With tuition fees rising in many countries, it’s more important now than ever that going to university has a career benefit. Sure, three or four years spent partying and socializing has its appeals, but it’s no longer enough to justify the cost and effort of going to university, which is why the Graduate Employability ranking is so important.

Last year, Stanford University took the inaugural crown (a pilot version of the ranking was also released in 2016) with Massachusetts Institute of Technology (MIT) and Tsinghua University breathing down its neck in second and third respectively. Will it still be the best in the world this year? Here are some of the things to look out for in this year’s ranking.

Changes to the methodology

This year, a slight change to the weighting of the five different indicators used to assess universities has occurred. Alumni outcomes now carries a weighting of 25%, an increase from last year, ensuring more prominence is given to universities that have produced successful alumni. The dataset used to create this indicator has also been increased by 40%, ensuring it’s more thorough than last year.

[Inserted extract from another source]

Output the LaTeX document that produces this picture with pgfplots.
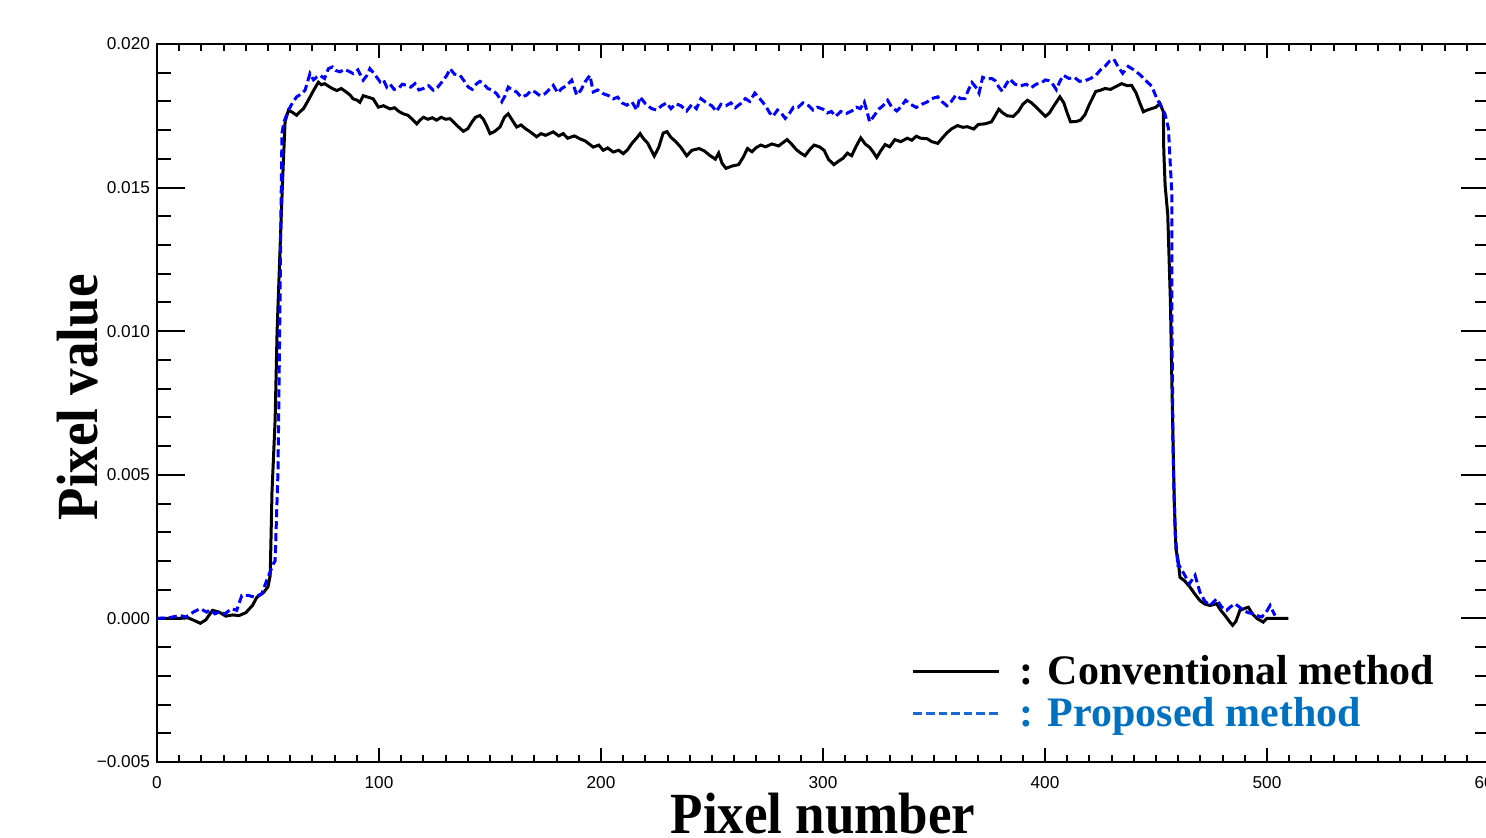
\documentclass[border=0pt]{standalone}
\usepackage{fontspec}
\setmainfont{Liberation Serif}
\newfontfamily\ticksf{Liberation Sans}
\usepackage{graphicx}
\usepackage{pgfplots}
\pgfplotsset{compat=1.18}
\definecolor{propblue}{RGB}{0,112,192}
\definecolor{dashblue}{RGB}{0,0,255}
\definecolor{legblue}{RGB}{25,105,215}

\begin{document}
\begin{tikzpicture}
% main axis: data, y ticks, legend
\begin{axis}[
  at={(0,0)}, anchor=south west,
  scale only axis, width=666pt, height=359pt,
  xmin=0, xmax=600, ymin=-0.005, ymax=0.020,
  xtick=\empty,
  ytick={-0.005,0,0.005,0.010,0.015,0.020},
  yticklabels={−0.005,0.000,0.005,0.010,0.015,0.020},
  minor y tick num=4,
  scaled y ticks=false,
  tick align=inside,
  major tick length=14pt, minor tick length=7.2pt,
  axis line style={line width=1pt},
  every tick/.style={black, line width=1pt},
  yticklabel style={font=\ticksf\fontsize{8.6}{8.6}\selectfont},
  ylabel={\scalebox{1}[1.1]{Pixel value}},
  ylabel style={at={(axis description cs:-0.0445,0.508)}, anchor=base,
    font=\bfseries\fontsize{26.5}{26.5}\selectfont},
  legend style={at={(axis cs:340,-0.00128)}, anchor=north west,
    draw=none, fill=none, inner sep=0pt, outer sep=0pt,
    row sep=5pt, column sep=9pt,
    font=\bfseries\fontsize{21}{21}\selectfont,
    nodes={inner sep=0pt}},
  legend cell align=left,
]
\addplot[black, line width=1.5pt,
  legend image code/.code={\draw[black,line width=1.5pt] (0pt,0pt) -- (43pt,0pt);}]
coordinates {
(0,0) (10,0) (14,0.00002) (17,-0.00008) (19.5,-0.00017) (22,-0.00005) (25,0.00028)
(28,0.00022) (31,0.00008) (34,0.00012) (37,0.0001) (40,0.0002) (43,0.00045)
(45,0.00074) (48,0.0009) (50,0.0011) (51,0.0015) (51.8,0.0044) (53.2,0.0069)
(54.1,0.0100) (55.4,0.0128) (56.6,0.0153) (57.7,0.0173) (59.2,0.01769) (61,0.01762)
(62.9,0.01752) (64.5,0.01765) (65.9,0.01774) (67.5,0.01795) (68.9,0.01815) (70.5,0.01838)
(72.7,0.01867) (74,0.01858) (75.5,0.01862) (77.9,0.0185) (79.5,0.01843) (81,0.01838)
(83,0.01845) (85.4,0.01832) (87,0.01822) (88.3,0.01809) (90,0.01805) (91.4,0.01797)
(92.9,0.0182) (95,0.01815) (97.4,0.01809) (99.7,0.0178) (102,0.01785) (105,0.01774)
(107,0.01778) (109,0.01765) (110.9,0.01757) (113,0.01752) (115,0.01738) (117,0.01722)
(118.5,0.01735) (120,0.01745) (122,0.01738) (124,0.01743) (126,0.01735) (128,0.01745)
(130,0.01738) (132,0.0174) (134,0.01725) (136,0.0171) (138,0.01696) (140,0.01705)
(142,0.0173) (143.5,0.01745) (145.5,0.01751) (147,0.01738) (148.5,0.01715) (150,0.01688)
(152,0.01695) (154.5,0.01711) (156.5,0.01745) (158.2,0.01757) (160,0.01735) (162,0.01711)
(164,0.01718) (166,0.01705) (168,0.01695) (171,0.01677) (173,0.01688) (175,0.01682)
(178.5,0.01694) (181,0.0168) (183,0.01688) (185,0.01672) (188,0.0168) (190.5,0.0167)
(193,0.01662) (196.5,0.01641) (199,0.01648) (201,0.0163) (203,0.01638) (205.5,0.01624)
(208,0.0163) (210,0.01618) (212,0.01632) (214,0.01655) (216,0.01672) (217.6,0.01688)
(219,0.01672) (221,0.01655) (224,0.0161) (226,0.0164) (228,0.0169) (229.7,0.01695)
(231.5,0.01675) (233.7,0.0166) (236,0.0164) (238.6,0.01611) (241,0.0163) (244.2,0.01636)
(246.5,0.01628) (249,0.01612) (251.5,0.01599) (253,0.0162) (254.5,0.01585) (256.3,0.01567)
(259,0.01575) (262,0.0158) (264,0.01605) (266,0.01636) (268,0.01625) (270,0.0164)
(272,0.01648) (274.1,0.01642) (277,0.01652) (280,0.01645) (283.8,0.01667) (286,0.0165)
(288,0.01632) (290,0.0162) (291.9,0.01611) (294,0.01632) (296,0.01648) (298.4,0.01642)
(300.5,0.0163) (302.5,0.01598) (304.9,0.0158) (307,0.01592) (309,0.01602) (311,0.0162)
(312.9,0.01611) (315,0.01645) (317,0.01673) (319,0.01652) (321,0.0164) (322.5,0.01625)
(324.2,0.01605) (326,0.01628) (328,0.0165) (330,0.01642) (332.4,0.01667) (335,0.0166)
(338,0.01672) (340,0.01665) (342,0.01679) (344,0.01672) (347,0.0167) (349,0.0166)
(351.7,0.01654) (354,0.01675) (356,0.01692) (358,0.01705) (360.6,0.01716) (363,0.0171)
(365,0.01712) (367.9,0.01704) (370,0.0172) (373,0.01722) (375.9,0.01729) (377.5,0.0175)
(379.2,0.01773) (381,0.0176) (383,0.0175) (385.7,0.01748) (388,0.01765) (390,0.0179)
(392.1,0.01804) (394,0.01795) (396,0.0178) (398,0.01765) (400.2,0.01748) (402,0.0176)
(404,0.01785) (406.7,0.01816) (408.5,0.01795) (410,0.0176) (411.5,0.01729) (414,0.0173)
(416,0.01735) (418,0.01754) (420,0.0179) (422.9,0.01835) (425,0.01839) (427,0.01845)
(429.5,0.01842) (432,0.01852) (434.5,0.01862) (437,0.01855) (439,0.01856) (441,0.0183)
(442.8,0.01793) (444.3,0.01764) (446,0.0177) (448,0.01775) (450,0.0178) (451.8,0.01793)
(453.3,0.01764) (453.5,0.0163) (454.1,0.01509) (455.3,0.01405) (456.5,0.011) (457.3,0.0076)
(458.2,0.0041) (459,0.0024) (460,0.00201) (460.8,0.00143) (463,0.0013) (465.3,0.00109)
(467.5,0.00085) (469.8,0.00062) (472,0.0005) (474.3,0.00045) (477.3,0.00051) (479,0.0003)
(481.1,0.0001) (483,-0.0001) (484.5,-0.00024) (486,-0.0001) (487.8,0.00028) (490,0.00035)
(491.6,0.00039) (493.5,0.00015) (495.4,0) (498.3,-0.00013) (499.9,0) (509.6,0)
};
\addlegendentry{: Conventional method}
\addplot[dashblue, line width=1.5pt, dash pattern=on 4pt off 2pt,
  legend image code/.code={\draw[legblue,line width=1.5pt,dash pattern=on 4.3pt off 2pt] (0pt,0pt) -- (43.5pt,0pt);}]
coordinates {
(0,0) (5,0.00002) (10.4,0.0001) (13,0.00005) (16.4,0.00022) (19.4,0.00034) (22.4,0.00022)
(24,0.0003) (26.1,0.00016) (28,0.00022) (30.6,0.00016) (33.6,0.00034) (35.9,0.00028)
(38.2,0.0008) (41.1,0.0008) (44.1,0.00074) (47.2,0.00086) (49.4,0.00132) (52.4,0.0019)
(53.2,0.002) (54.5,0.0051) (55,0.0083) (55.4,0.011) (55.9,0.0145) (56.3,0.0169)
(57.2,0.01729) (59.2,0.01769) (61,0.01795) (62.9,0.01816) (64.8,0.01825) (66.7,0.01839)
(68.9,0.01897) (70.5,0.01875) (72,0.01885) (73.4,0.01891) (75.5,0.0188) (77.2,0.01914)
(79,0.0192) (80.5,0.01908) (82.4,0.01903) (84.5,0.01912) (86.9,0.01903) (88.4,0.01897)
(90.5,0.0191) (92.9,0.01874) (94.5,0.0189) (95.9,0.01914) (98,0.01895) (100.5,0.01868)
(102,0.01875) (103.5,0.0185) (105,0.0186) (106.8,0.01842) (108.7,0.01845) (110.5,0.0186)
(112.5,0.01856) (114.3,0.0185) (116.2,0.01862) (118,0.0184) (120,0.01845) (122.3,0.01855)
(124.5,0.01839) (126.5,0.0185) (129,0.01874) (130.5,0.0189) (132,0.01914) (134,0.01895)
(136.5,0.01891) (138.3,0.01872) (140.2,0.0185) (142,0.01842) (144,0.01862) (145.5,0.0187)
(147,0.01862) (149,0.01845) (150.8,0.0184) (153,0.01827) (155.3,0.01799) (156.8,0.0182)
(158.2,0.0185) (160,0.0184) (162,0.01833) (164,0.01815) (166.5,0.01822) (168.5,0.01838)
(170.3,0.01833) (172.5,0.0182) (174.8,0.01827) (176.5,0.0184) (178.5,0.01856) (180.5,0.0183)
(182.3,0.01845) (184.5,0.01855) (186.8,0.01874) (189.1,0.01822) (191,0.0184) (193,0.0187)
(195,0.01891) (196.5,0.01833) (198.5,0.0184) (201,0.01827) (203.5,0.0182) (205.5,0.01809)
(207.5,0.01815) (209.5,0.01795) (211.6,0.01787) (214,0.01798) (216.1,0.0177) (217.6,0.01816)
(220,0.01792) (222.8,0.01775) (225,0.0177) (227.3,0.01785) (229.5,0.01795) (231.5,0.01775)
(233.7,0.01792) (236,0.01785) (238.6,0.01767) (241,0.0179) (243,0.01775) (245,0.0181)
(247.5,0.01795) (249.9,0.01785) (252,0.01765) (254,0.0179) (256.3,0.01785) (258.5,0.01795)
(260.5,0.01778) (262.8,0.01792) (265,0.0181) (267,0.018) (269.3,0.01829) (271.5,0.0181)
(274.1,0.01785) (276,0.0176) (277.4,0.01748) (279.5,0.0177) (281.3,0.01758) (283,0.01741)
(285,0.0176) (286.7,0.0178) (288.7,0.01779) (291,0.01795) (293.6,0.01785) (295.5,0.0177)
(297.5,0.0178) (300,0.01773) (302,0.0176) (303.8,0.01765) (305.7,0.01748) (308,0.01765)
(310.5,0.01758) (313,0.01767) (315,0.0178) (316.8,0.01775) (318.6,0.01798) (320,0.0176)
(321,0.01729) (323,0.0175) (325.1,0.01773) (327,0.01785) (329.1,0.01804) (331,0.0178)
(333.2,0.01767) (335,0.0178) (337.2,0.01804) (339.5,0.0179) (342,0.01779) (344.5,0.0179)
(346.9,0.01798) (349,0.0181) (351.7,0.01816) (353.5,0.018) (355.8,0.01785) (357.8,0.018)
(359.8,0.01822) (362,0.0181) (363.9,0.0181) (365.5,0.0184) (367.1,0.01866) (368.8,0.0185)
(370.3,0.01829) (371.9,0.01884) (374,0.01878) (376,0.0188) (377.6,0.01872) (379.2,0.0185)
(380.8,0.01835) (382.5,0.0186) (384.1,0.01878) (386.5,0.0186) (388.9,0.01854) (391.5,0.0186)
(393.8,0.01848) (396,0.0186) (398.6,0.01866) (400.2,0.01875) (401.8,0.01872) (403.5,0.0186)
(405.1,0.01841) (406.7,0.0187) (408.3,0.01891) (410.8,0.0188) (413.2,0.01884) (415.5,0.0187)
(418,0.01872) (420.5,0.0188) (422.9,0.01891) (425,0.0191) (427,0.01922) (429,0.0194)
(431,0.01947) (433,0.0192) (435,0.01898) (437.5,0.01922) (440,0.0191) (443.1,0.01891)
(446,0.01868) (448,0.01854) (450.4,0.0181) (452.5,0.0178) (454,0.01757) (455.6,0.01706)
(456.3,0.016) (457.1,0.01486) (457.2,0.0100) (457.7,0.0058) (458.6,0.003) (459.9,0.0018)
(460,0.0019) (463,0.0015) (465,0.0012) (467.6,0.0015) (469.8,0.00091) (472,0.0006)
(474.3,0.00045) (477.3,0.00068) (479.5,0.0004) (481.8,0.00028) (483.5,0.0004) (485.6,0.00051)
(487.5,0.0004) (489.3,0.00028) (491.5,0.0002) (493.8,0.00016) (495.5,0.0001) (497.6,0.00005)
(499.5,0.0002) (501.4,0.00045) (503.6,0.0001)
};
\addlegendentry{\textcolor{propblue}{: Proposed method}}
\end{axis}
% second axis on the same frame: x ticks (shorter) and x label
\begin{axis}[
  at={(0,0)}, anchor=south west,
  scale only axis, width=666pt, height=359pt,
  xmin=0, xmax=600, ymin=-0.005, ymax=0.020,
  hide y axis,
  xtick={0,100,200,300,400,500,600},
  minor x tick num=9,
  tick align=inside,
  major tick length=7pt, minor tick length=3.5pt,
  axis line style={line width=1pt},
  every tick/.style={black, line width=1pt},
  /pgf/number format/assume math mode=true,
  xticklabel style={font=\ticksf\fontsize{8.6}{8.6}\selectfont, yshift=-3.5pt},
  xlabel={\scalebox{1}[1.1]{Pixel number}},
  xlabel style={at={(axis description cs:0.5,0)}, anchor=north, yshift=-15.5pt,
    inner sep=0pt, font=\bfseries\fontsize{26.5}{26.5}\selectfont},
]
\end{axis}
\pgfresetboundingbox
\path[use as bounding box] (-78.5pt,-37.5pt) rectangle (664.5pt,381pt);
\end{tikzpicture}
\end{document}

To accommodate this increased focus on alumni outcomes, the weighting for employer-student connections has been reduced from 15 to 10%. This indicator counts the number of individual employers who have been actively present on a university’s campus over the last 12 months, at careers fairs and other events.

The other three indicators used for the ranking remain unchanged. They are: employer reputation, partnership with employers per faculty and graduate employment rate.

What does this change mean for this year’s ranking? Well, the shift will reward universities which have produced the world’s most creative, wealthy, entrepreneurial and philanthropic individuals, particularly if those people studied at undergraduate level as this is given a higher weighting than postgraduate study.

More universities than ever before

Last year’s ranking included 200 universities and was drawn from data that had been acquired and analyzed on 300 institutions. This year, the number of total universities considered has been doubled to 600, and the top 500 universities will be published.

As well as ensuring a much greater geographical spread of universities, the expanded ranking is likely to see several universities break into the top 50 and top 100 for the first time. Universities which performed well last year may have a fight on their hands to retain or improve upon their position.

Fight for number one

Which brings us to the battle at the top of the rankings table. Stanford University were last year’s champions and will be hoping to repeat the feat again this year. They should be helped by the fact that last year they scored full marks in two of the five ranking indicators, including alumni outcomes which is gaining in importance this year.

However, there are several universities well-placed to take Stanford’s crown. The University of Oxford also scored full marks for alumni outcomes in last year’s ranking, suggesting it could benefit from the change in methodology, while last year’s second place university MIT will be hoping it can build on finishing top of the QS World University Rankings again earlier this summer.

Of course, it shouldn’t be overlooked that another university could benefit from the expanded focus of this year’s ranking and shoot up the table to take the number one spot. All will be revealed on September 12.